The Fantastic Magic Baby (3 Stars)


"The Fantastic Magic Baby" is one of the strangest entries in the famed Shaw Brothers catalogue; rather than the hard-hitting kung fu epics the studio is known for, it plays like a filmed Peking Opera adaptation of a chapter from Journey to the West, focusing on the impish Red Boy (aka the Fantastic Magic Baby) and his clashes with the Monkey King and the celestial pantheon.

Visually and stylistically, the film is a vivid feast of opera-inspired choreography, flamboyant costumes and painted-backdrop stagecraft, with fights unfolding more like acrobatic dance numbers than conventional fight scenes; this gives the film a theatrical energy that is incredibly distinctive but can also feel disorienting or slow to viewers expecting standard martial arts spectacle.
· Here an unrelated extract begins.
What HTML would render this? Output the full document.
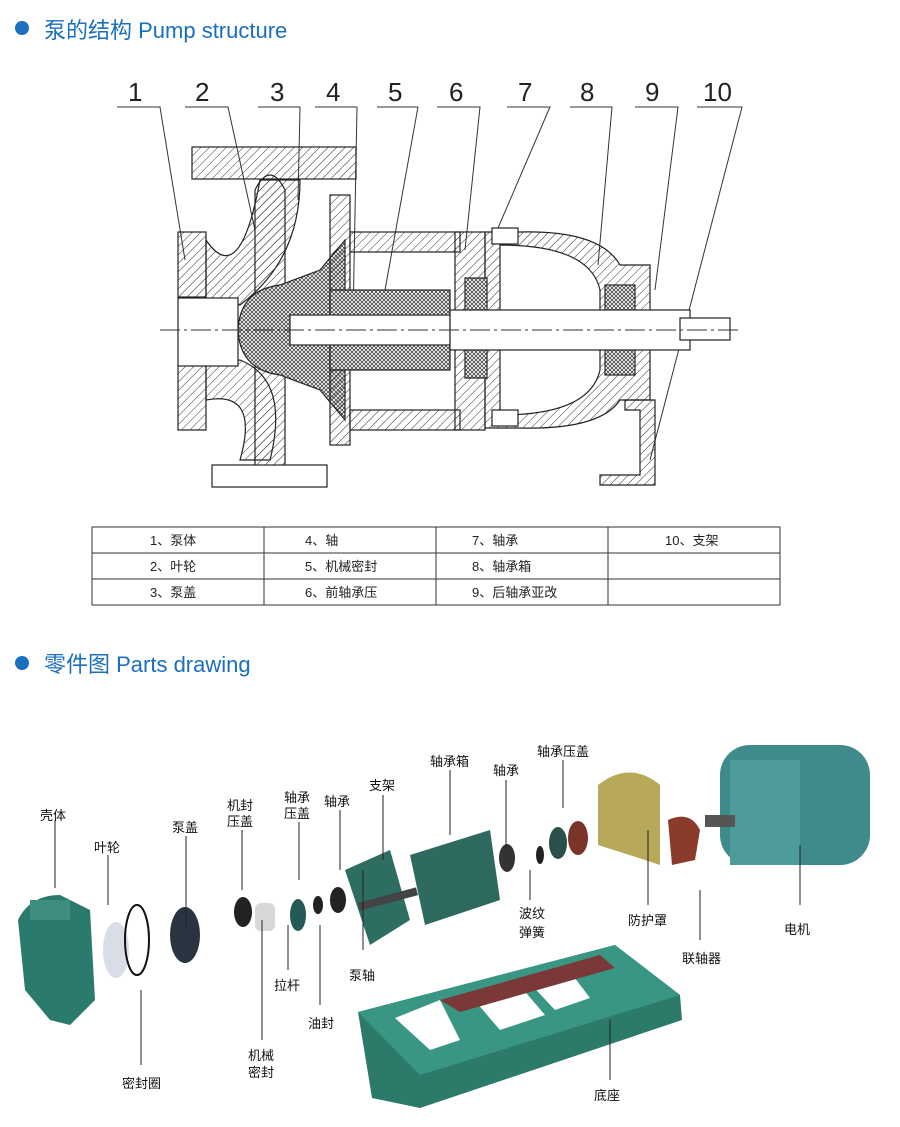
<!DOCTYPE html>
<html><head><meta charset="utf-8"><style>
html,body{margin:0;padding:0;background:#fff;}
svg{display:block}
text{font-family:"Liberation Sans","Noto Sans CJK SC",sans-serif}
.t{font-size:13px;fill:#222}
.lab{font-size:13px;fill:#111}
</style></head><body>
<svg width="900" height="1127" viewBox="0 0 900 1127" xmlns="http://www.w3.org/2000/svg">
<defs>
<pattern id="h" width="6" height="6" patternUnits="userSpaceOnUse" patternTransform="rotate(45)"><line x1="0" y1="0" x2="0" y2="6" stroke="#333" stroke-width="1"/></pattern>
<pattern id="x" width="4" height="4" patternUnits="userSpaceOnUse"><rect width="4" height="4" fill="#fff"/><path d="M0 0L4 4M4 0L0 4" stroke="#444" stroke-width="0.8"/></pattern>
</defs>
<circle cx="22" cy="28" r="7" fill="#1a6fc0"/>
<text x="44" y="38" font-size="22" fill="#1a6fc0">泵的结构 Pump structure</text>
<g font-size="26" fill="#222" font-family="DejaVu Sans" font-weight="200">
<text x="128" y="101" transform="scale(1 1)">1</text><text x="195" y="101">2</text><text x="270" y="101">3</text><text x="326" y="101">4</text><text x="388" y="101">5</text><text x="449" y="101">6</text><text x="518" y="101">7</text><text x="580" y="101">8</text><text x="645" y="101">9</text><text x="703" y="101">10</text>
</g>
<g stroke="#333" stroke-width="1" fill="none">
<path d="M117 107H160L185 260"/><path d="M185 107H228L255 230"/><path d="M258 107H300L298 200"/><path d="M315 107H357L353 320"/><path d="M377 107H418L385 290"/><path d="M437 107H480L465 250"/><path d="M507 107H550L495 235"/><path d="M570 107H612L598 265"/><path d="M635 107H678L655 290"/><path d="M697 107H742L650 460"/>
</g>
<g stroke="#222" stroke-width="1.2">
<rect x="192" y="147" width="164" height="32" fill="url(#h)"/>
<rect x="178" y="232" width="28" height="65" fill="url(#h)"/>
<rect x="178" y="365" width="28" height="65" fill="url(#h)"/>
<path d="M206 240Q240 290 260 180L300 180Q300 260 240 305L206 300Z" fill="url(#h)"/>
<path d="M206 365L240 360Q290 380 270 460L240 460Q260 390 206 400Z" fill="url(#h)"/>
<rect x="178" y="298" width="60" height="68" fill="#fff"/>
<path d="M255 190Q270 160 285 190L285 470L255 470Z" fill="url(#h)"/>
<path d="M238 330Q240 290 280 285L320 270L345 240L345 420L320 390L280 375Q240 370 238 330Z" fill="url(#x)"/>
<rect x="330" y="195" width="20" height="250" fill="url(#h)"/>
<rect x="350" y="232" width="110" height="20" fill="url(#h)"/>
<rect x="350" y="410" width="110" height="20" fill="url(#h)"/>
<rect x="455" y="232" width="30" height="198" fill="url(#h)"/>
<path d="M485 232H520Q600 230 620 265L650 265L650 400L620 400Q600 430 520 428H485Z" fill="url(#h)"/>
<path d="M500 245Q590 245 600 290L600 370Q590 415 500 415Z" fill="#fff"/>
<rect x="330" y="290" width="120" height="80" fill="url(#x)"/>
<rect x="465" y="278" width="22" height="100" fill="url(#x)"/>
<rect x="605" y="285" width="30" height="90" fill="url(#x)"/>
<rect x="290" y="315" width="160" height="30" fill="#fff"/>
<rect x="450" y="310" width="240" height="40" fill="#fff"/>
<rect x="680" y="318" width="50" height="22" fill="#fff"/>
<path d="M625 400H655L655 485H600V475H640V410H625Z" fill="url(#h)"/>
<rect x="212" y="465" width="115" height="22" fill="#fff"/>
<rect x="492" y="228" width="26" height="16" fill="#fff"/><rect x="492" y="410" width="26" height="16" fill="#fff"/>
</g>
<line x1="160" y1="330" x2="740" y2="330" stroke="#333" stroke-dasharray="20 4 3 4"/>
<g stroke="#333" stroke-width="1" fill="none">
<rect x="92" y="527" width="688" height="78"/>
<line x1="92" y1="553" x2="780" y2="553"/><line x1="92" y1="579" x2="780" y2="579"/>
<line x1="264" y1="527" x2="264" y2="605"/><line x1="436" y1="527" x2="436" y2="605"/><line x1="608" y1="527" x2="608" y2="605"/>
</g>
<g class="t">
<text x="150" y="545">1、泵体</text><text x="150" y="571">2、叶轮</text><text x="150" y="597">3、泵盖</text>
<text x="305" y="545">4、轴</text><text x="305" y="571">5、机械密封</text><text x="305" y="597">6、前轴承压</text>
<text x="472" y="545">7、轴承</text><text x="472" y="571">8、轴承箱</text><text x="472" y="597">9、后轴承亚改</text>
<text x="665" y="545">10、支架</text>
</g>
<circle cx="22" cy="663" r="7" fill="#1a6fc0"/>
<text x="44" y="672" font-size="22" fill="#1a6fc0">零件图 Parts drawing</text>
<g>
<path d="M358 1012L615 945L680 995L682 1020L420 1108L372 1098Z" fill="#2c7a6a"/>
<path d="M358 1012L615 945L680 995L420 1075Z" fill="#3a9684"/>
<path d="M395 1018L430 1050L460 1040L440 1000Z" fill="#fff"/>
<path d="M470 995L500 1030L545 1015L515 980Z" fill="#fff"/>
<path d="M525 978L555 1010L590 998L565 965Z" fill="#fff"/>
<path d="M440 1000L600 955L615 968L460 1012Z" fill="#7a3838"/>
<rect x="720" y="745" width="150" height="120" rx="30" fill="#3f8a8a"/>
<rect x="730" y="760" width="70" height="105" fill="#4d9b9b"/>
<rect x="705" y="815" width="30" height="12" fill="#555"/>
<path d="M598 785Q630 760 660 785L660 865L645 860L598 845Z" fill="#b8a85a"/>
<path d="M668 820Q690 810 700 830L695 860L672 865Z" fill="#8a3b2a"/>
<path d="M410 855L490 830L500 900L425 925Z" fill="#2f6a60"/>
<path d="M345 870L390 850L410 920L370 945Z" fill="#2e6e62"/>
<rect x="358" y="895" width="60" height="8" fill="#444" transform="rotate(-15 388 899)"/>
<ellipse cx="185" cy="935" rx="15" ry="28" fill="#2a3440"/>
<ellipse cx="116" cy="950" rx="13" ry="28" fill="#d8dde8"/>
<ellipse cx="137" cy="940" rx="12" ry="35" fill="none" stroke="#111" stroke-width="2"/>
<path d="M18 920Q30 895 60 895L90 910L95 1000L70 1025L50 1020L25 990Z" fill="#2b7a6e"/>
<rect x="30" y="900" width="40" height="20" fill="#3d8d80"/>
<ellipse cx="243" cy="912" rx="9" ry="15" fill="#222"/>
<rect x="255" y="903" width="20" height="28" rx="6" fill="#d8d8d8"/>
<ellipse cx="298" cy="915" rx="8" ry="16" fill="#245a55"/>
<ellipse cx="318" cy="905" rx="5" ry="9" fill="#222"/>
<ellipse cx="338" cy="900" rx="8" ry="13" fill="#222"/>
<ellipse cx="507" cy="858" rx="8" ry="14" fill="#333"/>
<ellipse cx="540" cy="855" rx="4" ry="9" fill="#222"/>
<ellipse cx="558" cy="843" rx="9" ry="16" fill="#2b4f4b"/>
<ellipse cx="578" cy="838" rx="10" ry="17" fill="#7a3428"/>
</g>
<g stroke="#222" stroke-width="1" fill="none">
<path d="M55 820V888"/><path d="M108 855V905"/><path d="M186 836V928"/><path d="M242 830V890"/><path d="M299 822V880"/><path d="M340 810V870"/><path d="M383 795V860"/><path d="M450 770V835"/><path d="M506 780V850"/><path d="M563 760V808"/><path d="M648 830V905"/><path d="M800 845V905"/><path d="M700 890V940"/><path d="M530 870V900"/><path d="M363 870V950"/><path d="M288 925V970"/><path d="M320 925V1005"/><path d="M262 920V1040"/><path d="M141 990V1065"/><path d="M610 1020V1080"/>
</g>
<g class="lab">
<text x="40" y="820">壳体</text><text x="94" y="852">叶轮</text><text x="172" y="832">泵盖</text>
<text x="227" y="810">机封</text><text x="227" y="826">压盖</text>
<text x="284" y="802">轴承</text><text x="284" y="818">压盖</text>
<text x="324" y="806">轴承</text><text x="369" y="790">支架</text><text x="430" y="766">轴承箱</text>
<text x="493" y="775">轴承</text><text x="537" y="756">轴承压盖</text>
<text x="628" y="925">防护罩</text><text x="784" y="934">电机</text><text x="682" y="963">联轴器</text>
<text x="519" y="918">波纹</text><text x="519" y="937">弹簧</text>
<text x="349" y="980">泵轴</text><text x="274" y="990">拉杆</text><text x="308" y="1028">油封</text>
<text x="248" y="1060">机械</text><text x="248" y="1077">密封</text>
<text x="122" y="1088">密封圈</text><text x="594" y="1100">底座</text>
</g>
</svg>
</body></html>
The narrative itself is skeletal: there’s a simple arc about rescuing the monk Tripitaka and guiding Red Boy toward righteousness, but most of the enjoyment comes from the sheer performative flair. For some, that makes it a mesmerising oddity; for others it drifts toward the baffling.

In short, it’s less a traditional martial arts film and more a vibrant, theatrical curiosity; worth watching for fans of Hong Kong cinema and anyone curious about the fusion of opera and wuxia, but likely not representative of Shaw Brothers' typical action fare.